Yankees trade Phelps and Prado to Miami

Miami Marlins starting pitcher Nathan Eovaldi (24) throws during a baseball game against the Washington Nationals at Nationals Park, Saturday, Sept. 27, 2014, in Washington. (AP Photo/Alex Brandon)

Lots of baseball news making the rounds this Friday afternoon in New York.

The Mets are reportedly kicking the tires yet again on Rockies shortstop Troy Tulowitzki, with Colorado reportedly looking for Noah Syndergaard plus in return.

The Yankees made another trade today, sending Martin Prado and David Phelps to Miami for Garrett Jones, Nathan Eovaldi and minor leaguer Domingo German.

Let’s take a look at this trade piece-by-piece.

Prado had a fine half-season in pinstripes after coming to New York in a deadline deal from Arizona. He hit .316 with seven home runs in his 37 games, spending time at second, third and the corner outfield spots. With the Yankees signing Chase Headley to a four-year deal, Prado looked like the everyday second baseman in 2015. He’s under contract at $11 million per season through the end of 2016.

Phelps has bounced between the starting rotation and the bullpen in his three years in a Yankees uniform. In 87 games, 40 of those starts, Phelps went 15-14 with a 4.21 ERA and a 2.24 strikeout-to-walk ratio. Take this for what it’s worth, but Phelps pitched to a 0.0 WAR over 113 innings in 2014. So he gave you exactly what you’d expect from a guy yanked up from Triple-A. Still, with the Yankees still having a number of health questions in the starting rotation, Phelps figured to be a key part of the team either as a starter or in middle relief.

So why would the Yankees trade those guys away?

We’ll start with German, a 22-year-old right-hander who’s yet to pitch above Single-A. German, however, is 20-10 with a 2.33 ERA in his five seasons at the lower levels of the minors, including a 9-3 season in 25 starts in the South Atlantic League in 2014. In 123 1/3 innings, he struck out 113, walked 25 and allowed 116 hits. Will that translate as he progresses through the minors? Of course, that remains to be seen, but German sure looks like a young pitcher to watch.

Jones, a seven-season major league vet, gives the Yankees insurance at three key spots. He can play first base if Mark Teixeira is out for any length of time. He can also spell Carlos Beltran in right should Beltran have any injury problems. A left-handed hitter who’s hit an average of 18.8 home runs per season since becoming a lineup regular in 2010, Jones could also get plenty of DH at-bats should Alex Rodriguez struggle.

The real key piece in this trade in Nate Eovaldi, a right-hander who turns 25 in spring training.
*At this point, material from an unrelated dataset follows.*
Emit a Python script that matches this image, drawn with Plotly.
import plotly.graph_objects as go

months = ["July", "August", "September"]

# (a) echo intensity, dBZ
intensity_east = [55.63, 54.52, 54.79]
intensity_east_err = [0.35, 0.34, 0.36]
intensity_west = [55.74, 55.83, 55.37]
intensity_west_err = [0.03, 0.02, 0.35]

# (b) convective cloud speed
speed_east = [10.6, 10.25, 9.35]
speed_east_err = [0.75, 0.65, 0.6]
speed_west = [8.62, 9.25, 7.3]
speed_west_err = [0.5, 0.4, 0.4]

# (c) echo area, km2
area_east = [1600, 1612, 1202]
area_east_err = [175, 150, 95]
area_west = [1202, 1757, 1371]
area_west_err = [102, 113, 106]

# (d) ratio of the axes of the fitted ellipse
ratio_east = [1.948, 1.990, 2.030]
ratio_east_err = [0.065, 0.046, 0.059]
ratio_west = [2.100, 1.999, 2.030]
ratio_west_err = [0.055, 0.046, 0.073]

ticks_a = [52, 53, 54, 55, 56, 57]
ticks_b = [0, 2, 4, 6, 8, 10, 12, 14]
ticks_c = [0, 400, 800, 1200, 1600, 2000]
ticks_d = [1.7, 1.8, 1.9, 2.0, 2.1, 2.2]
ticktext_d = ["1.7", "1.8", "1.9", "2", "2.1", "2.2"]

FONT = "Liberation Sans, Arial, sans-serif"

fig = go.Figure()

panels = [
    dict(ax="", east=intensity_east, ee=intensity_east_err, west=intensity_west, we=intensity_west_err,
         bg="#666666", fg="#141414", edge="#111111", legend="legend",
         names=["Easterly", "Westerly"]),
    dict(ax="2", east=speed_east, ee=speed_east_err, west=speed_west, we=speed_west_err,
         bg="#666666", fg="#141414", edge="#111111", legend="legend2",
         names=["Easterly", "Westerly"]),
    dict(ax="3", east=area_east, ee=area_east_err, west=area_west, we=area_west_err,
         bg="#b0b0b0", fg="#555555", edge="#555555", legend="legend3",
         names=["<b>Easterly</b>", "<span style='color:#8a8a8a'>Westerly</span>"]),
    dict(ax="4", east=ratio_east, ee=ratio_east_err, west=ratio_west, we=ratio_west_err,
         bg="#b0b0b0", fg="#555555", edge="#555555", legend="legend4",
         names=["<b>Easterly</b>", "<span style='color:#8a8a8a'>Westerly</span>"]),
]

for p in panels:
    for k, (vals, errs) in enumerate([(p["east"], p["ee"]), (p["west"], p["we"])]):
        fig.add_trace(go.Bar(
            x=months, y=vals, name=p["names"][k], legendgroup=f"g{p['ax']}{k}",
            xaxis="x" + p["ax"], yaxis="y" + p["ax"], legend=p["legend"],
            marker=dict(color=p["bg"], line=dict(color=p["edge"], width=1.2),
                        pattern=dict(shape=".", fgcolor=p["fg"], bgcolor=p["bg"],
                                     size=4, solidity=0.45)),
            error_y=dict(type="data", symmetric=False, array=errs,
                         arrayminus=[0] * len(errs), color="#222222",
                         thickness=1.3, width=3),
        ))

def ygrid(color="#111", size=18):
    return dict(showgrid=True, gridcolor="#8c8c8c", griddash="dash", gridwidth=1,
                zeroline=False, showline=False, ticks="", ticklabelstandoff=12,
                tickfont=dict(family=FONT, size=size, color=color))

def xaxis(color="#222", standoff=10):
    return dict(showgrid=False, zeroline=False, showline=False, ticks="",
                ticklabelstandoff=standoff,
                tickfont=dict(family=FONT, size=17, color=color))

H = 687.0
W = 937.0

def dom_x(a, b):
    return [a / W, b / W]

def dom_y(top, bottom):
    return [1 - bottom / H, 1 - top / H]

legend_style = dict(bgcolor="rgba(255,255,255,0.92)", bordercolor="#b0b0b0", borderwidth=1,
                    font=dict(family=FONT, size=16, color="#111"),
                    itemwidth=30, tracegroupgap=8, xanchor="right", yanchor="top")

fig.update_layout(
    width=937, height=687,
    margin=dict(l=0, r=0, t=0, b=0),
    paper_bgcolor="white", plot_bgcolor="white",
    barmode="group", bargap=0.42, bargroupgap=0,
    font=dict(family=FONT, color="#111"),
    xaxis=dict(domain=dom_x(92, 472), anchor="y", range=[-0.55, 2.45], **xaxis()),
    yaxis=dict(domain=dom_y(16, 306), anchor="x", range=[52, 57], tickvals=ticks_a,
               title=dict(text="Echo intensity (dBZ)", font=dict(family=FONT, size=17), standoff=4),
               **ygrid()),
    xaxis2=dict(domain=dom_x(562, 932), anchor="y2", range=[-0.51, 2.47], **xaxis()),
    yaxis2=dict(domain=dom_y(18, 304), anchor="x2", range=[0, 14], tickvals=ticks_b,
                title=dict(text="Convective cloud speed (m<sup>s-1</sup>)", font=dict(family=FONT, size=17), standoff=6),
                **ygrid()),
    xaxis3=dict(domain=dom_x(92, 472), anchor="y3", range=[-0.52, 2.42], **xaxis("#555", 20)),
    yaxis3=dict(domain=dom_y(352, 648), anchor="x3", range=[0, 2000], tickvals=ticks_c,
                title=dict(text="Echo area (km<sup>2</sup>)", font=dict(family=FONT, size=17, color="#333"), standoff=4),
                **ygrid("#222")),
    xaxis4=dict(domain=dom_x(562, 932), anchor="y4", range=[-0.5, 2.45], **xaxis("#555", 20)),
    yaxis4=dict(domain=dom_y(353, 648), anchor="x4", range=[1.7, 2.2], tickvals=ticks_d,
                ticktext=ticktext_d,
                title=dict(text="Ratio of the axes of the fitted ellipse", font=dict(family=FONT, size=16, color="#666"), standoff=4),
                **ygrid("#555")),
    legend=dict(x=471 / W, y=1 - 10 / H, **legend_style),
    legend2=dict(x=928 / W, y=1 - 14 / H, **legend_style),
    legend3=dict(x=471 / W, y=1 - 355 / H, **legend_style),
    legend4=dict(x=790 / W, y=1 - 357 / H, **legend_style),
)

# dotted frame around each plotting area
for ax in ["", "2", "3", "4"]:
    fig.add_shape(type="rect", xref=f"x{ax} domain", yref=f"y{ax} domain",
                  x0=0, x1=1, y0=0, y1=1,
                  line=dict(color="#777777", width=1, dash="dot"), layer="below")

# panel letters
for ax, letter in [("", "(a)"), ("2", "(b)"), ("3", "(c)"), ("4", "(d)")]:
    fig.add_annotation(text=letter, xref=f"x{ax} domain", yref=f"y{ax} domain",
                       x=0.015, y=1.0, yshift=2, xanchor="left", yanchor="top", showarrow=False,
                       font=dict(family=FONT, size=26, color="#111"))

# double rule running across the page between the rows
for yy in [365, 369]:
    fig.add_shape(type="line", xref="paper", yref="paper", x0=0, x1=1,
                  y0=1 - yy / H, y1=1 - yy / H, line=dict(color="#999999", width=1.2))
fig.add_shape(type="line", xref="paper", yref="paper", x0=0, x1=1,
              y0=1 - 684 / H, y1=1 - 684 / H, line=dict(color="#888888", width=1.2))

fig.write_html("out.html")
An 11th-round pick in 2008 by the Dodgers, Eovaldi was the major chip sent to Miami in the Hanley Ramirez trade. Eovaldi was a regular part of the Marlins’ rotation last season, going 6-14 with a 4.37 ERA in 33 starts. He allowed 220 hits in 199 2/3 innings but his strikeout-to-walk ratio of 3.30 was by far the best of his career. Eovaldi’s FIP (fielding independent pitching) came in at 3.37, so there’s reason to believe that he just had a really unlucky season defensively behind him. FIP basically measures what a player’s ERA would have been had he played with defense and balls in play data equalized to match league averages.

The Yankees have indicated that they believe they can “fix” Eovaldi and bring him back to top prospect status rather than the below-average back-of-the-rotation starter he looked like this past season. If that’s the case, then this trade makes a ton of sense from the Yankees’ perspective.

Even if they can’t totally get Eovaldi back on track, the Yankees did firm up the rotation with a guy who has proven he can go just about 200 innings. That’s a major boost to a team that’s unsure of what they’ll get from CC Sabathia and Masahiro Tanaka and Michael Pineda. Ivan Nova should be back from Tommy John surgery at some point in the middle of the season. They also have Chris Capuano in the fold. Hiroki Kuroda has yet to indicate whether he’ll return to the Yankees, play in Japan or retire, but Kuroda might also play in here as well. Eovaldi might not make the Yankees’ rotation a great deal stronger, but he adds some depth and some insurance.

Now, the Yankees have opened at hole at second base. Will they fill it with rookies Rob Refsnyder and/or Jose Pirela? Or does GM Brian Cashman have another move up his sleeve? There are few options left on the free agent market. Asdrubal Cabrera would be one choice, but would he rather play shortstop for another team? Rickie Weeks and Emilio Bonafacio could also work, but how much better would they be than the kids?

The Yankees strengthened their rotation and their bench with this trade but they’ve also opened up the search for a new second baseman.